- Born: 28 February 1971 (age 54) Japan 大阪府大東市
- Career
- Show: Jay Land Shuffle (1994) King's Brunch (1997) NACK WITH YOU (1997) The Nutty Radio Show Onitama (鬼玉) (2003) Misa Tamagawa's Tamanavi (2006) Misa Tamagawa's Happily (2011)
- Country: Japan

= Misa Tamagawa =

Radio show host from Osaka, Japan

Misa Tamagawa (玉川 美沙) is a radio show host from Osaka, Japan. She is known for previously hosting "The Nutty Radio Show Onitama" on NACK5 and "Misa Tamagawa's Tamanavi" on JOQR.

== Radio ==
Tamagawa became a host on Jay Land Shuffle starting April 1997 on FM Osaka. At the age of 26, she moved to Tokyo and appeared on NACK5's "NACK WITH YOU", an FM station in Saitama Prefecture. She also worked as a first music commentator for King's Brunch on TBS TV.

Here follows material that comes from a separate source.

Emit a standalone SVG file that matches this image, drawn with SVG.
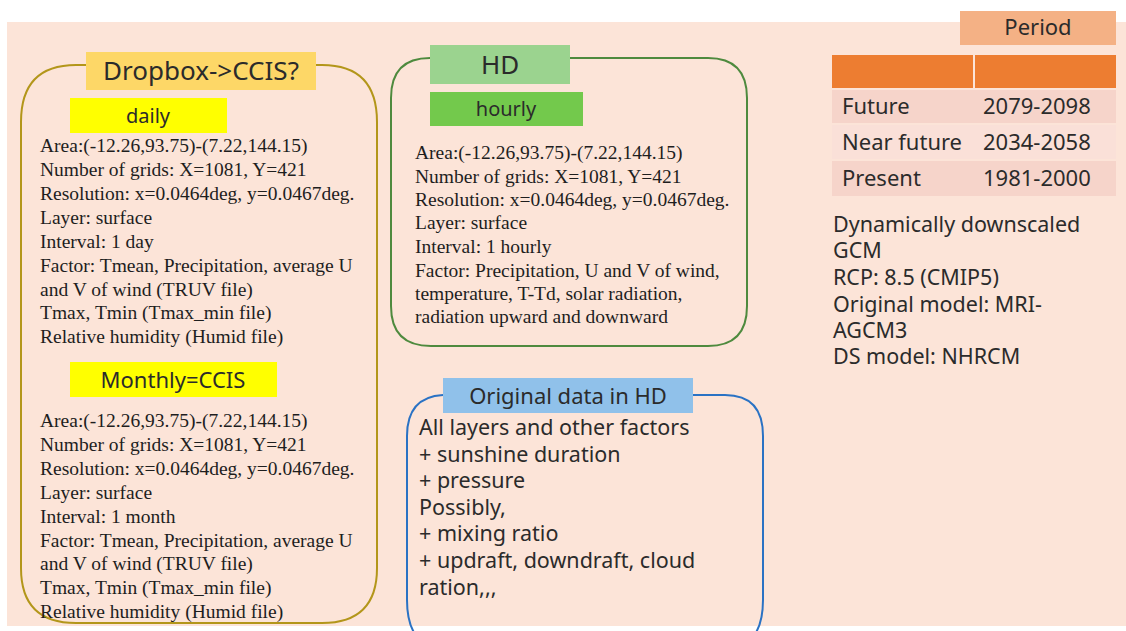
<svg xmlns="http://www.w3.org/2000/svg" width="1126" height="631" viewBox="0 0 1126 631">
<style>
.bg{fill:#fce4d8}
.frame{fill:none;stroke-width:2}
.ser{font-family:"Liberation Serif","Times New Roman",serif;font-size:19.5px;fill:#1e1e1e}
.sans{font-family:"Noto Sans","Noto Sans CJK JP",sans-serif;fill:#2b2b2b}
.lbl{text-anchor:middle}
.body{font-size:21.5px}
.tbl{font-size:22px}
</style>
<rect x="0" y="0" width="1126" height="631" fill="#ffffff"/>
<rect class="bg" x="7" y="22" width="1119" height="604"/>

<g id="dropbox">
<path class="frame" stroke="#b3961a" d="M86,65 L76,65 Q21,65 21,122 L21,568 Q21,623 76,623 L322,623 Q377,623 377,568 L377,122 Q377,65 322,65 L316,65"/>
<rect x="86" y="52" width="230" height="38" fill="#fdd767"/>
<text class="sans lbl" x="201" y="80" font-size="26" fill="#3a2c1c">Dropbox-&gt;CCIS?</text>
<rect x="70" y="98" width="157" height="35" fill="#ffff00"/>
<text class="sans lbl" x="148" y="123" font-size="20">daily</text>
<g class="ser">
<text x="40" y="152">Area:(-12.26,93.75)-(7.22,144.15)</text>
<text x="40" y="176">Number of grids: X=1081, Y=421</text>
<text x="40" y="200">Resolution: x=0.0464deg, y=0.0467deg.</text>
<text x="40" y="224">Layer: surface</text>
<text x="40" y="248">Interval: 1 day</text>
<text x="40" y="272">Factor: Tmean, Precipitation, average U</text>
<text x="40" y="296">and V of wind (TRUV file)</text>
<text x="40" y="319">Tmax, Tmin (Tmax_min file)</text>
<text x="40" y="343">Relative humidity (Humid file)</text>
</g>
<rect x="70" y="362" width="207" height="35" fill="#ffff00"/>
<text class="sans lbl" x="173" y="388" font-size="22">Monthly=CCIS</text>
<g class="ser">
<text x="40" y="427">Area:(-12.26,93.75)-(7.22,144.15)</text>
<text x="40" y="451">Number of grids: X=1081, Y=421</text>
<text x="40" y="475">Resolution: x=0.0464deg, y=0.0467deg.</text>
<text x="40" y="499">Layer: surface</text>
<text x="40" y="523">Interval: 1 month</text>
<text x="40" y="547">Factor: Tmean, Precipitation, average U</text>
<text x="40" y="570">and V of wind (TRUV file)</text>
<text x="40" y="594">Tmax, Tmin (Tmax_min file)</text>
<text x="40" y="618">Relative humidity (Humid file)</text>
</g>
</g>

<g id="hd">
<path class="frame" stroke="#4e8a3e" d="M430,58 Q391,58 391,98 L391,306 Q391,346 431,346 L708,346 Q747,346 747,306 L747,98 Q747,58 708,58 L570,58"/>
<rect x="430" y="45" width="140" height="39" fill="#9bd38f"/>
<text class="sans lbl" x="500" y="74" font-size="26">HD</text>
<rect x="430" y="92" width="153" height="34" fill="#73c94c"/>
<text class="sans lbl" x="506" y="116" font-size="20">hourly</text>
<g class="ser">
<text x="415" y="159">Area:(-12.26,93.75)-(7.22,144.15)</text>
<text x="415" y="183">Number of grids: X=1081, Y=421</text>
<text x="415" y="206">Resolution: x=0.0464deg, y=0.0467deg.</text>
<text x="415" y="229">Layer: surface</text>
<text x="415" y="253">Interval: 1 hourly</text>
<text x="415" y="277">Factor: Precipitation, U and V of wind,</text>
<text x="415" y="300">temperature, T-Td, solar radiation,</text>
<text x="415" y="323">radiation upward and downward</text>
</g>
</g>

<g id="original">
<path class="frame" stroke="#2a72c4" d="M443,395 Q407,397 407,436 L407,600 Q407,628 420,640 M750,640 Q763,628 763,600 L763,436 Q763,395 725,395 L693,395"/>
<rect x="443" y="378" width="250" height="35" fill="#90c1ea"/>
<text class="sans lbl" x="568" y="404" font-size="22">Original data in HD</text>
<g class="sans body">
<text x="419" y="435">All layers and other factors</text>
<text x="419" y="462">+ sunshine duration</text>
<text x="419" y="488">+ pressure</text>
<text x="419" y="515">Possibly,</text>
<text x="419" y="541">+ mixing ratio</text>
<text x="419" y="568">+ updraft, downdraft, cloud</text>
<text x="419" y="595">ration,,,</text>
</g>
</g>

<g id="period">
<rect x="960" y="11" width="156" height="34" fill="#f4b185"/>
<text class="sans lbl" x="1038" y="35" font-size="22">Period</text>
<rect x="832" y="55" width="141" height="33" fill="#ed7d31"/>
<rect x="975" y="55" width="141" height="33" fill="#ed7d31"/>
<rect x="832" y="90" width="284" height="33" fill="#f6d4ca"/>
<rect x="832" y="125" width="284" height="34" fill="#fae0d8"/>
<rect x="832" y="161" width="284" height="35" fill="#f6d4ca"/>
<g class="sans tbl">
<text x="842" y="114">Future</text>
<text x="983" y="114">2079-2098</text>
<text x="842" y="150">Near future</text>
<text x="983" y="150">2034-2058</text>
<text x="842" y="186">Present</text>
<text x="983" y="186">1981-2000</text>
</g>
</g>

<g id="notes" class="sans" font-size="21.5">
<text x="833" y="232">Dynamically downscaled</text>
<text x="833" y="258">GCM</text>
<text x="833" y="285">RCP: 8.5 (CMIP5)</text>
<text x="833" y="312">Original model: MRI-</text>
<text x="833" y="338">AGCM3</text>
<text x="833" y="364">DS model: NHRCM</text>
</g>

<g id="connectors"></g>
</svg>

Since April 2003, she was one of the main personalities on "The Nutty Radio Show Onitama", the main nighttime program on NACK5 for seven and a half years. In April 2006, she started "Misa Tamagawa's Tamanavi", an evening program on JOQR at the same time as "Onitama".

In June 2008, she represented JOQR at the hanging poster for the "Tokyo 5 Companies Radio Enhancement Campaign".

In March 2010, The Japan Commercial Broadcasters Association (JBA) conducted a survey of 101 commercial radio stations nationwide. In the 2010 "Joy, Anger, Sorrow, and Pleasure" survey, she ranked first place in the "Sorrow... Which famous person's voice soothes you when you are sad?" category. In the same survey, she ranked second place in the two categories "Which celebrity has a voice that makes you happy just by listening to it?" and "Who are the famous people whose laughter is fun to listen to?".

After her maternity leave, Tamagawa returned to JOQR on the Saturday morning wide program "Misa Tamagawa's Happily" in April 2013, which won the "Excellence Award" for its "Happily Classic" corner, as it was "created with all the performers and staff working together to make things more enjoyable".

Tamagawa supervised Thursdays on the JFN network in 2018 and "Misa Tamagawa's Music Selection".

In June 2019, she began streaming on YouTube. Currently, she regularly broadcasts "玉川美沙tama_ch.radio" and "Ohatama Radio" via 17Live and Twitcasting.

== Personal life ==
Tamagawa has been involved in music since her childhood; she learned the electronic organ at the age of four, and in elementary and junior high school, she was a member of the music and brass band clubs, the latter of which she was the head in junior high school. She also belonged to a copy band and played keyboard.

Tamagawa obtained a shōchū advisor certificate in 2002, and published a book, Rakuraku Shochu (楽楽焼酎), in 2003.

In 2007, she wrote the lyrics for the song "Snack," which appears on the album Burn Park (バーンパーク) by Kakashi.

In June 2010, Tamagawa reported on "Misa Tamagawa's Tamanavi" that she married a younger man. In August, she announced that she was six months pregnant. After that, she left all of her regular programs. On January 14, 2011, she announced on her blog that she had given birth to her first child, a boy.

In the 2010s, Tamagawa publicly announced on her blog that she was a train fan, and in 2015, she participated in a national high school model train contest. In 2015, she participated in a national model railroad contest for high school students, where she held a fundraising event to restore a section of the Tadami Line that was closed to traffic.

In June 2010, she started "Tamanavi Farm" in Kamikawa, Saitama, as a project of "Misa Tamagawa's Tamanavi". "Tamanavi Farm" ended with its parent program.

In March 2011, when Tamagawa was looking for something to do after the Great East Japan Earthquake, she received a message from a listener asking her to make a picture book for children to read to adults. In response, she created a collaborative picture book, Protect You, with picture book author Mari Torigoe as part of Operation Toritama.